The question of state funding arose in particular after it became known in May that Rock Tech would unexpectedly not receive any money from the federal funding pot created in 2023 to establish a battery cell ecosystem in Germany. The company then announced that it wanted to rely on other support to complete its lithium converter in Guben – in particular from the state of Brandenburg.
Rock Tech Lithium is a German-Canadian company headquartered in Vancouver that extracts the raw material for the lithium hydroxide often used in electric car batteries from its mining project in Georgia Lake in Ontario, Canada. This material is to be refined into battery-ready products in Guben, among other places. According to previous information, the company plans to produce around 24,000 tonnes of battery-grade lithium hydroxide per year in Guben from 2025. By 2030, around 50 per cent of the raw materials are to be obtained from the recycling of used batteries. Mercedes-Benz has already secured an average annual supply of 10,000 tonnes of lithium hydroxide from Guben.
As a lithium processing company, Rock Tech is therefore an upstream link in the battery cell supply chain. In other words, it is actually the target group of the aforementioned federal subsidy programme. At the presentation of the funding programme last year, German Economics Minister Robert Habeck said that investments in the battery value chain would contribute to Europe’s strategic sovereignty. “It is disappointing that we are now not receiving the funds from the TCTF programme,” CEO Harbecke was quoted as saying in the German newspaper Handelsblatt in May.
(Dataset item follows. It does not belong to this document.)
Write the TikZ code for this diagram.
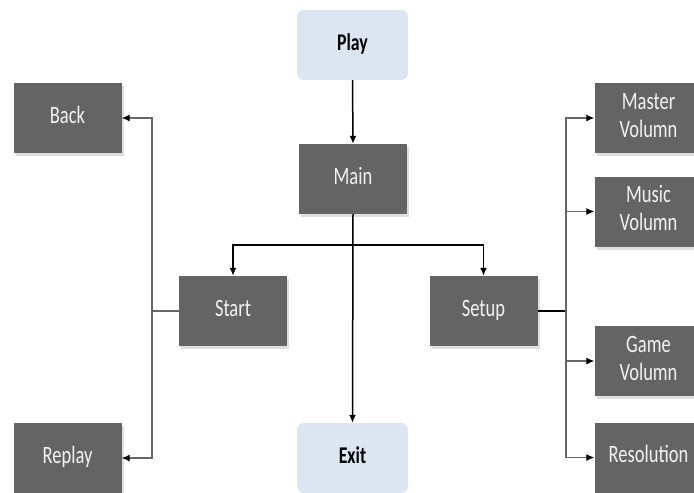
\documentclass[tikz,border=0pt]{standalone}
\usepackage{fontspec}
\setmainfont{Carlito}
\usetikzlibrary{arrows.meta,shadows}
\definecolor{boxgray}{HTML}{646464}
\definecolor{boxblue}{HTML}{DCE6F2}
\definecolor{txtlight}{HTML}{F2F2F2}
\newcommand{\boxtxt}[1]{\scalebox{0.74}[1]{\begin{tabular}{@{}c@{}}#1\end{tabular}}}
\begin{document}
\begin{tikzpicture}[x=1pt,y=-1pt,
  graybox/.style={draw=none,fill=boxgray,text=txtlight,minimum width=108pt,minimum height=70pt,
    inner sep=0pt,font=\fontsize{25}{27}\selectfont,
    drop shadow={shadow xshift=2pt,shadow yshift=-3pt,opacity=0.25}},
  bluebox/.style={draw=none,fill=boxblue,text=black,rounded corners=7pt,minimum width=111pt,minimum height=70pt,
    inner sep=0pt,font=\fontsize{24}{27}\selectfont\bfseries},
  mainline/.style={draw=black,line width=1.5pt},
  sideline/.style={draw=black!60,line width=1.1pt},
  tip/.style={-{Latex[length=8pt,width=7pt,color=black]}}
]
\useasboundingbox (0,0) rectangle (694,493);
\node[bluebox] (play) at (352.5,45) {\boxtxt{Play}};
\node[graybox] (main) at (353,179) {\boxtxt{Main}};
\node[graybox] (start) at (233,311) {\boxtxt{Start}};
\node[graybox] (setup) at (483.5,311) {\boxtxt{Setup}};
\node[graybox] (back) at (67.5,118) {\boxtxt{Back}};
\node[graybox] (replay) at (67.5,458) {\boxtxt{Replay}};
\node[bluebox] (exit) at (352.5,458) {\boxtxt{Exit}};
\node[graybox] (master) at (648.5,118) {\boxtxt{Master\\[1pt]Volumn}};
\node[graybox] (music) at (648.5,211.5) {\boxtxt{Music\\[1pt]Volumn}};
\node[graybox] (game) at (648.5,361) {\boxtxt{Game\\[1pt]Volumn}};
\node[graybox] (res) at (648.5,457.5) {\boxtxt{Resolution}};

\coordinate (br) at (353,245);
\coordinate (lb) at (152,311);
\coordinate (rb) at (566,311);

\draw[mainline,tip] (play.south) -- (main.north);
\draw[mainline,tip] (main.south) -- (exit.north);
\draw[mainline,tip] (br) -| (start.north);
\draw[mainline,tip] (br) -| (setup.north);

\draw[sideline] (start.west) -- (lb);
\draw[sideline,tip] (lb) |- (back.east);
\draw[sideline,tip] (lb) |- (replay.east);

\draw[mainline] (setup.east) -- (rb);
\draw[sideline,tip] (rb) |- (master.west);
\draw[sideline,tip] (rb) |- (music.west);
\draw[sideline,tip] (rb) |- (game.west);
\draw[sideline,tip] (rb) |- (res.west);
\end{tikzpicture}
\end{document}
He added: “However, we are in very constructive dialogue with the Brandenburg state government. We assume that the state of Brandenburg will be able to mobilise sufficient regional funding to realise the project.” The local community of Guben reportedly also has a “great interest” in the project being completed.
In the current communication on the approval, the funding issue is omitted. It merely states that around 160 jobs are to be created in Guben and recapitulates the construction process. Rock Tech Lithium announced the construction of its plant in Guben with advance authorisation at some risk: “Rock Tech has made use of the legal option of allowing an early start to the project. This made it possible to prepare the construction site even before the final authorisation was granted. The city council of Guben is closely monitoring the project,” the company explains. The Brandenburg State Environmental Agency has now given the green light ‘in an efficient immission control procedure with public participation’. The authorisation procedure took a total of two years.
German Environment Minister Axel Vogel commented: “With the final approval for Rock Tech, Brandenburg can expand its leading role in the production of batteries for the expansion of e-mobility and electricity storage. (…) We are thus proving once again that Brandenburg is an attractive location for the transformation to a climate-neutral economy.”
“This is an exciting day for Rock Tech,” added Rock Tech CEO Dirk Harbecke. “Not only have we received the full permits to operate our Converter in Germany, but also are we the first company in Europe to permit a full-scale Lithium Refinery – without any appeals to the project. This is testament to the great work of our team. I also would like to thank the Brandenburg authorities for their support and diligence.”